When DH and I split up he took most of the toys because the boys and I were moving in with friends who had 2 boys. My kids didn't miss any of their toys and loved having two live in playmates.

In fact the thing they played with the most was the couch and the cushions. My friend got rid of her couch and we used mine in the basement but we kept the cushions from hers. They made forts ontop of forts!

Then when we moved to our own place I told them to bring stuff from their Dads place. They didn't even bother. They'd gotten a few new things and were happy with them.

The one item that we kept was Lego.

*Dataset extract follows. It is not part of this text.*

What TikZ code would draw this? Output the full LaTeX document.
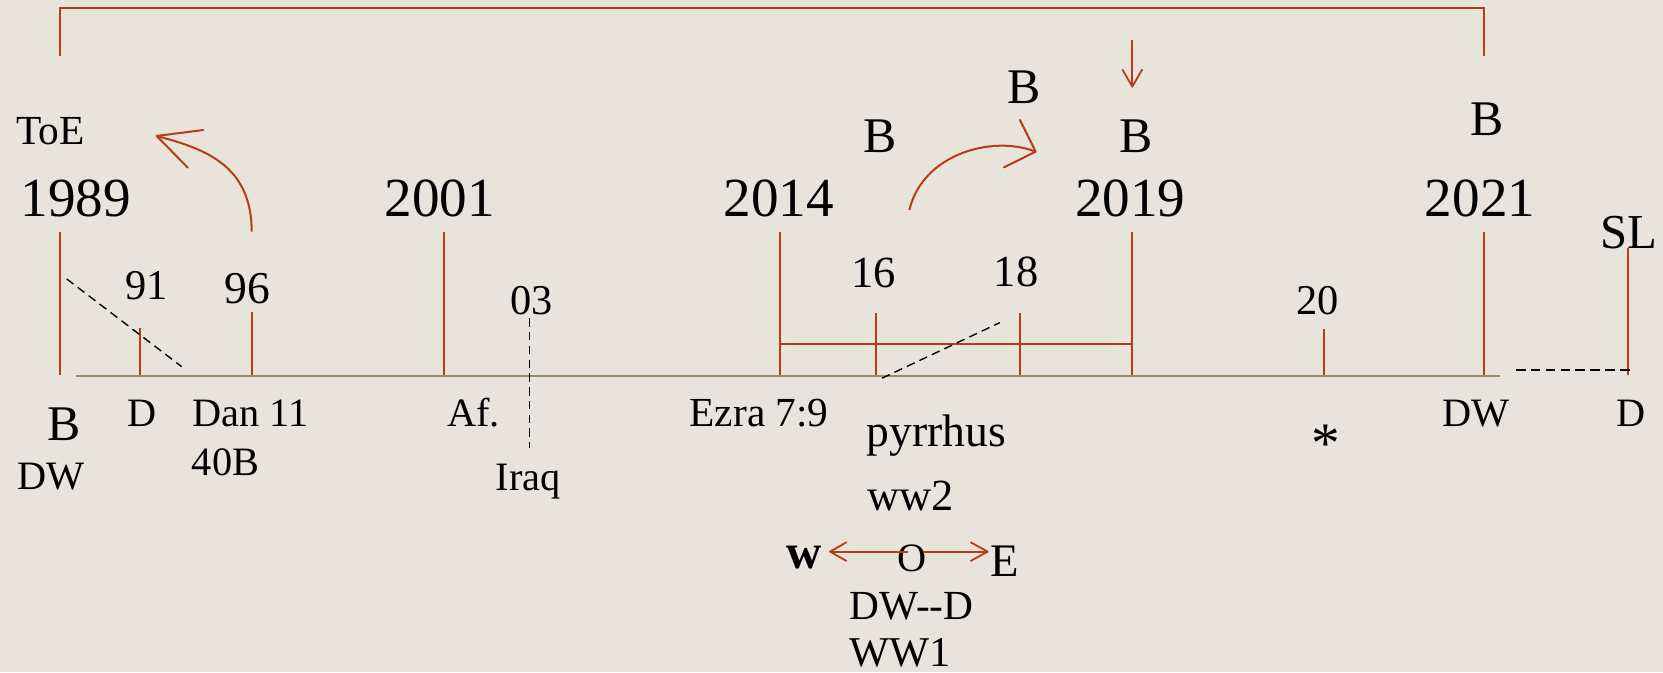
\documentclass[tikz,border=0pt]{standalone}
\usepackage{fontspec}
\setmainfont{Liberation Serif}
\definecolor{bg}{RGB}{232,228,220}
\definecolor{rust}{RGB}{184,60,22}
\definecolor{axisc}{RGB}{155,140,105}
\newcommand\fsz[1]{\fontsize{#1}{#1}\selectfont}
\tikzset{
  lbl/.style={inner sep=0pt, anchor=base, text=black},
  lblw/.style={inner sep=0pt, anchor=base west, text=black},
  redline/.style={draw=rust, line width=1.9pt},
  thinred/.style={draw=rust, line width=1.7pt},
  barb/.style={draw=rust, line width=1.9pt, line cap=round, line join=round},
  dashline/.style={draw=black, line width=1.3pt, dash pattern=on 8pt off 5pt},
  axisline/.style={draw=axisc, line width=2.2pt},
}
\begin{document}
\begin{tikzpicture}[x=1pt,y=-1pt]
\fill[bg] (0,0) rectangle (1568,634);
\useasboundingbox (0,0) rectangle (1568,634);

% axis
\coordinate (axL) at (71.6,354.5);
\coordinate (axR) at (1414.3,354.5);
\draw[axisline] (axL) -- (axR);

% top bracket
\coordinate (tb1) at (56.2,52.8);
\coordinate (tb2) at (56.2,7.9);
\coordinate (tb3) at (1399,7.9);
\coordinate (tb4) at (1399,52.8);
\draw[redline] (tb1) -- (tb2) -- (tb3) -- (tb4);

% years
\node[lbl] (y1989) at (71.6,204.5) {\fsz{52}1989};
\node[lbl] (y2001) at (414.6,204.5) {\fsz{52}2001};
\node[lbl] (y2014) at (734.3,204.4) {\fsz{52}2014};
\node[lbl] (y2019) at (1065.8,204.4) {\fsz{52}2019};
\node[lbl] (y2021) at (1395.5,204.5) {\fsz{52}2021};

% B labels
\node[lbl] (bA) at (830,143.6) {\fsz{47}B};
\node[lbl] (bB) at (965.6,97.4) {\fsz{47}B};
\node[lbl] (bC) at (1071,143.6) {\fsz{47}B};
\node[lbl] (bD) at (1402.5,128) {\fsz{47}B};
\node[lbl] (bE) at (60,415) {\fsz{47}B};

\node[lblw] (toe) at (15,136) {\fsz{39}ToE};
\node[lbl] (sl) at (1536,234.2) {\fsz{46}SL};

% small numbers
\node[lbl] (n91) at (138.5,282) {\fsz{40}91};
\node[lbl] (n96) at (233,286) {\fsz{43}96};
\node[lbl] (n03) at (501.6,297) {\fsz{40}03};
\node[lbl] (n16) at (823.6,271.2) {\fsz{42}16};
\node[lbl] (n18) at (958,270.3) {\fsz{42}18};
\node[lbl] (n20) at (1242.5,297) {\fsz{40}20};

% ticks
\coordinate (t1989a) at (56.6,219);   \coordinate (t1989b) at (56.6,354);
\coordinate (t91a) at (132,309);      \coordinate (t91b) at (132,354);
\coordinate (t96a) at (237.3,294.5);  \coordinate (t96b) at (237.3,354);
\coordinate (t2001a) at (418.6,219);  \coordinate (t2001b) at (418.6,354);
\coordinate (t2014a) at (735.4,219);  \coordinate (t2014b) at (735.4,354);
\coordinate (t16a) at (826,294.8);    \coordinate (t16b) at (826,354);
\coordinate (t18a) at (961.7,294.8);  \coordinate (t18b) at (961.7,354);
\coordinate (t2019a) at (1067.6,219); \coordinate (t2019b) at (1067.6,354);
\coordinate (t20a) at (1248,310);     \coordinate (t20b) at (1248,354);
\coordinate (t2021a) at (1399,219);   \coordinate (t2021b) at (1399,354);
\coordinate (tSLa) at (1535.3,234.2); \coordinate (tSLb) at (1535.3,354);
\foreach \t in {1989,91,96,2001,2014,16,18,2019,20,2021,SL}
  \draw[redline] (t\t a) -- (t\t b);
\draw[redline] (t2014b |- 0,324.3) -- (t2019b |- 0,324.3);

% dashed lines
\coordinate (d1a) at (62.9,263);    \coordinate (d1b) at (171.3,345.7);
\coordinate (d2a) at (831.6,356.6); \coordinate (d2b) at (942.7,304.2);
\coordinate (d3a) at (499,300);     \coordinate (d3b) at (499,422.7);
\coordinate (d4a) at (1429.4,348.9);\coordinate (d4b) at (1538.4,348.9);
\draw[dashline] (d1a) -- (d1b);
\draw[dashline] (d2a) -- (d2b);
\draw[dashline] (d3a) -- (d3b);
\draw[dashline, dash pattern=on 9pt off 5pt] (d4a) -- (d4b);

% labels under axis
\node[lbl] (dwL) at (48.5,462) {\fsz{38}DW};
\node[lbl] (dL) at (134.3,402.3) {\fsz{38}D};
\node[lblw] (dan) at (181.4,402.3) {\fsz{38}Dan 11};
\node[lblw] (b40) at (180.7,447.9) {\fsz{38}40B};
\node[lbl] (af) at (446.3,402.3) {\fsz{38}Af.};
\node[lbl] (iraq) at (498,462.6) {\fsz{38}Iraq};
\node[lbl] (ezra) at (715.8,402.3) {\fsz{39}Ezra 7:9};
\node[lbl] (dwR) at (1391.5,402) {\fsz{38}DW};
\node[lbl] (dR) at (1537.5,402) {\fsz{38}D};
\node[lbl] (star) at (1250.5,436) {\fsz{54}*};
\node[lbl] (pyr) at (883,421.2) {\fsz{43}pyrrhus};
\node[lbl] (ww2) at (858.5,481) {\fsz{42}ww2};
\node[lbl] (wlab) at (758,536) {\fsz{46}\bfseries w};
\node[lbl] (olab) at (859.5,539) {\fsz{38}O};
\node[lbl] (elab) at (947.5,544) {\fsz{44}E};
\node[lbl] (dwd) at (859.5,584) {\fsz{39}DW-{}-D};
\node[lblw] (ww1) at (801,628) {\fsz{40}WW1};

% W <- O -> E arrows
\coordinate (oL) at (856.4,520.1); \coordinate (wTip) at (782.6,520.1);
\coordinate (oR) at (870.6,520.1); \coordinate (eTip) at (931.2,520.1);
\draw[thinred] (oL) -- (wTip);
\draw[thinred, line join=round] (798.3,511.2) -- (wTip) -- (798.3,529);
\draw[thinred] (oR) -- (eTip);
\draw[thinred, line join=round] (915,511.2) -- (eTip) -- (915,529);

% down arrow above 2019
\coordinate (dnA) at (1067.6,37.7); \coordinate (dnTip) at (1067.6,81.7);
\draw[thinred] (dnA) -- (dnTip);
\draw[thinred, line join=round] (1058.2,65.4) -- (dnTip) -- (1077,65.4);

% curved arrow from 96 to ToE
\coordinate (lS) at (237.3,218.4); \coordinate (lT) at (147.7,128.2);
\draw[redline] (lS) .. controls (237.3,155) and (192,140) .. (lT);
\draw[barb] (191.7,122.6) -- (lT) -- (177,158);

% curved arrow from 16 toward 2019
\coordinate (rS) at (857.4,198); \coordinate (rT) at (976.5,143);
\draw[redline] (rS) .. controls (870,145) and (936,127) .. (rT);
\draw[barb] (961.7,113.1) -- (rT) -- (946.6,157.8);
\end{tikzpicture}
\end{document}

My kids loved it and my youngest still plays with it when he's home from Uni!

Maxwell09's picture

Honestly if it's missing a piece, a choking hazard or it gets left outdoors but isn't made for outdoors, I toss it. Also I inwardly love that my Pom chews on some of the smaller cheap plastic toys (think McDonald's happy meals etc) so I can toss them too. I tried the rotation method but it ended up being a waste because SS would drag them out because he found them digging in his closet or I'd forget them and bring them out when he's passed the age of interest which makes me buying that toy a waste of money. I clean out before birthdays and Christmas, he accumulates enough between there to keep entertained.

moeilijk's picture

You remind me of something else - DD's b'day is Dec 13. Sinterklaas (big kid's gift giving day here) is Dec 5. Christmas (big kid's gift giving day for my Canadian family) is Dec 25.

It's just so much at once! Now, 6 mo later, is when I'm overwhelmed by it all, lol!